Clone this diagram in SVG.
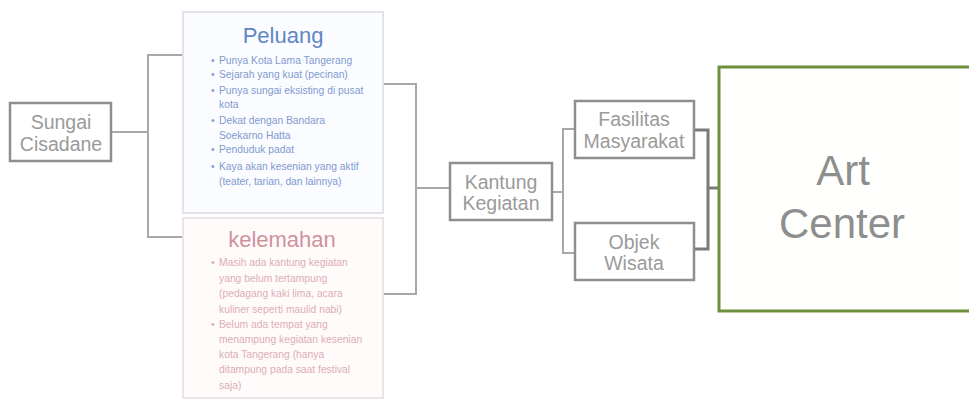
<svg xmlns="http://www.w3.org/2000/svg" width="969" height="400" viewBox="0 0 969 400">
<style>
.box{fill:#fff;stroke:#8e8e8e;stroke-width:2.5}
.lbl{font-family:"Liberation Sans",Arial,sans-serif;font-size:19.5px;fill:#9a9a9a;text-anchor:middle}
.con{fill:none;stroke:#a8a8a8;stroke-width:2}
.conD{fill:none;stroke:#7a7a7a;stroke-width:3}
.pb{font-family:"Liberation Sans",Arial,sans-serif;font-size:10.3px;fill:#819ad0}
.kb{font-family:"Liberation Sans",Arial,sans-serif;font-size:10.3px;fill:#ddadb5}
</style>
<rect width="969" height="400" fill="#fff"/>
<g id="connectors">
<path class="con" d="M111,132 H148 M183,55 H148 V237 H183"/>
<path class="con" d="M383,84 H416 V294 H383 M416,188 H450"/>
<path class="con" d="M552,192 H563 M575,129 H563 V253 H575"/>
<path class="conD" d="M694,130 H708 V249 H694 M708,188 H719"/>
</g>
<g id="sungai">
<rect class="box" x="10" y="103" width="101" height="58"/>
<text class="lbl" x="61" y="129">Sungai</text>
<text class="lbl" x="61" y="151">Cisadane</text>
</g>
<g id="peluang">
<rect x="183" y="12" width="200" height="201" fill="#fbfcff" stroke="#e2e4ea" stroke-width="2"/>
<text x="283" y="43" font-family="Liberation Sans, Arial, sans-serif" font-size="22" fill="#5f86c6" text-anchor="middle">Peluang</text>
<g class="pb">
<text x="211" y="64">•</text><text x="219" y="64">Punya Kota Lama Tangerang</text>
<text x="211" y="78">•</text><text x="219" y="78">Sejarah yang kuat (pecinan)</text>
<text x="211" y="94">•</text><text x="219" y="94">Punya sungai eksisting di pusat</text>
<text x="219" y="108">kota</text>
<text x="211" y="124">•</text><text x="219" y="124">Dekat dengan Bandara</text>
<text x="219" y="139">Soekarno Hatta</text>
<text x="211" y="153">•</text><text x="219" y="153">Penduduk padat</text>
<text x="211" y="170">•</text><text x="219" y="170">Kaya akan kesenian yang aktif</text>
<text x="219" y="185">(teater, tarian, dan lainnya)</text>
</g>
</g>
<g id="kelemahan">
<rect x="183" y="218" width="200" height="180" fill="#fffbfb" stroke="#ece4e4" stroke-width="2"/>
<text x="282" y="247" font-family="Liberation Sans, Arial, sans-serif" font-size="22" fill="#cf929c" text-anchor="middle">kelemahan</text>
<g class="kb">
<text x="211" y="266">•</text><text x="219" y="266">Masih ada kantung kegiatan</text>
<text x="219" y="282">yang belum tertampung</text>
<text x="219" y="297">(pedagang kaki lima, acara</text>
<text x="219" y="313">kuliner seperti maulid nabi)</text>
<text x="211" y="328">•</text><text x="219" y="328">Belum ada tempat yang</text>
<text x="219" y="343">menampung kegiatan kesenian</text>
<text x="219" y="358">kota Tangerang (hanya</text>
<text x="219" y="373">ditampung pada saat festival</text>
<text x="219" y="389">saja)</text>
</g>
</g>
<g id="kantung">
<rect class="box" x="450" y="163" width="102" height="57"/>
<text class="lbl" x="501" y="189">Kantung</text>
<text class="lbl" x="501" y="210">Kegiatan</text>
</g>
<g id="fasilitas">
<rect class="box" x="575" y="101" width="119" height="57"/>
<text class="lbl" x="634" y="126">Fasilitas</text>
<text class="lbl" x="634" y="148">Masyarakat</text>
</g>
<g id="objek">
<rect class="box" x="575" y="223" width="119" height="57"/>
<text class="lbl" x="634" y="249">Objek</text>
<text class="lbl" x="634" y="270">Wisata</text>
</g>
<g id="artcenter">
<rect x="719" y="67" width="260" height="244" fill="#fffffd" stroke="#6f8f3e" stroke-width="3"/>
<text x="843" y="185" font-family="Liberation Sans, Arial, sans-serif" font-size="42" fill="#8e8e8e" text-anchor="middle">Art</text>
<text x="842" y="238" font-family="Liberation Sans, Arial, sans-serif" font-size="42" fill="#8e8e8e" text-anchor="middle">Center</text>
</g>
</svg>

※ ※ ※

• _Work to complete_: Omit the pictures, then quote the rest of the material above exactly.

• _Response to the exercise_:
Clone this diagram in SVG.
<svg xmlns="http://www.w3.org/2000/svg" width="969" height="400" viewBox="0 0 969 400">
<style>
.box{fill:#fff;stroke:#8e8e8e;stroke-width:2.5}
.lbl{font-family:"Liberation Sans",Arial,sans-serif;font-size:19.5px;fill:#9a9a9a;text-anchor:middle}
.con{fill:none;stroke:#a8a8a8;stroke-width:2}
.conD{fill:none;stroke:#7a7a7a;stroke-width:3}
.pb{font-family:"Liberation Sans",Arial,sans-serif;font-size:10.3px;fill:#819ad0}
.kb{font-family:"Liberation Sans",Arial,sans-serif;font-size:10.3px;fill:#ddadb5}
</style>
<rect width="969" height="400" fill="#fff"/>
<g id="connectors">
<path class="con" d="M111,132 H148 M183,55 H148 V237 H183"/>
<path class="con" d="M383,84 H416 V294 H383 M416,188 H450"/>
<path class="con" d="M552,192 H563 M575,129 H563 V253 H575"/>
<path class="conD" d="M694,130 H708 V249 H694 M708,188 H719"/>
</g>
<g id="sungai">
<rect class="box" x="10" y="103" width="101" height="58"/>
<text class="lbl" x="61" y="129">Sungai</text>
<text class="lbl" x="61" y="151">Cisadane</text>
</g>
<g id="peluang">
<rect x="183" y="12" width="200" height="201" fill="#fbfcff" stroke="#e2e4ea" stroke-width="2"/>
<text x="283" y="43" font-family="Liberation Sans, Arial, sans-serif" font-size="22" fill="#5f86c6" text-anchor="middle">Peluang</text>
<g class="pb">
<text x="211" y="64">•</text><text x="219" y="64">Punya Kota Lama Tangerang</text>
<text x="211" y="78">•</text><text x="219" y="78">Sejarah yang kuat (pecinan)</text>
<text x="211" y="94">•</text><text x="219" y="94">Punya sungai eksisting di pusat</text>
<text x="219" y="108">kota</text>
<text x="211" y="124">•</text><text x="219" y="124">Dekat dengan Bandara</text>
<text x="219" y="139">Soekarno Hatta</text>
<text x="211" y="153">•</text><text x="219" y="153">Penduduk padat</text>
<text x="211" y="170">•</text><text x="219" y="170">Kaya akan kesenian yang aktif</text>
<text x="219" y="185">(teater, tarian, dan lainnya)</text>
</g>
</g>
<g id="kelemahan">
<rect x="183" y="218" width="200" height="180" fill="#fffbfb" stroke="#ece4e4" stroke-width="2"/>
<text x="282" y="247" font-family="Liberation Sans, Arial, sans-serif" font-size="22" fill="#cf929c" text-anchor="middle">kelemahan</text>
<g class="kb">
<text x="211" y="266">•</text><text x="219" y="266">Masih ada kantung kegiatan</text>
<text x="219" y="282">yang belum tertampung</text>
<text x="219" y="297">(pedagang kaki lima, acara</text>
<text x="219" y="313">kuliner seperti maulid nabi)</text>
<text x="211" y="328">•</text><text x="219" y="328">Belum ada tempat yang</text>
<text x="219" y="343">menampung kegiatan kesenian</text>
<text x="219" y="358">kota Tangerang (hanya</text>
<text x="219" y="373">ditampung pada saat festival</text>
<text x="219" y="389">saja)</text>
</g>
</g>
<g id="kantung">
<rect class="box" x="450" y="163" width="102" height="57"/>
<text class="lbl" x="501" y="189">Kantung</text>
<text class="lbl" x="501" y="210">Kegiatan</text>
</g>
<g id="fasilitas">
<rect class="box" x="575" y="101" width="119" height="57"/>
<text class="lbl" x="634" y="126">Fasilitas</text>
<text class="lbl" x="634" y="148">Masyarakat</text>
</g>
<g id="objek">
<rect class="box" x="575" y="223" width="119" height="57"/>
<text class="lbl" x="634" y="249">Objek</text>
<text class="lbl" x="634" y="270">Wisata</text>
</g>
<g id="artcenter">
<rect x="719" y="67" width="260" height="244" fill="#fffffd" stroke="#6f8f3e" stroke-width="3"/>
<text x="843" y="185" font-family="Liberation Sans, Arial, sans-serif" font-size="42" fill="#8e8e8e" text-anchor="middle">Art</text>
<text x="842" y="238" font-family="Liberation Sans, Arial, sans-serif" font-size="42" fill="#8e8e8e" text-anchor="middle">Center</text>
</g>
</svg>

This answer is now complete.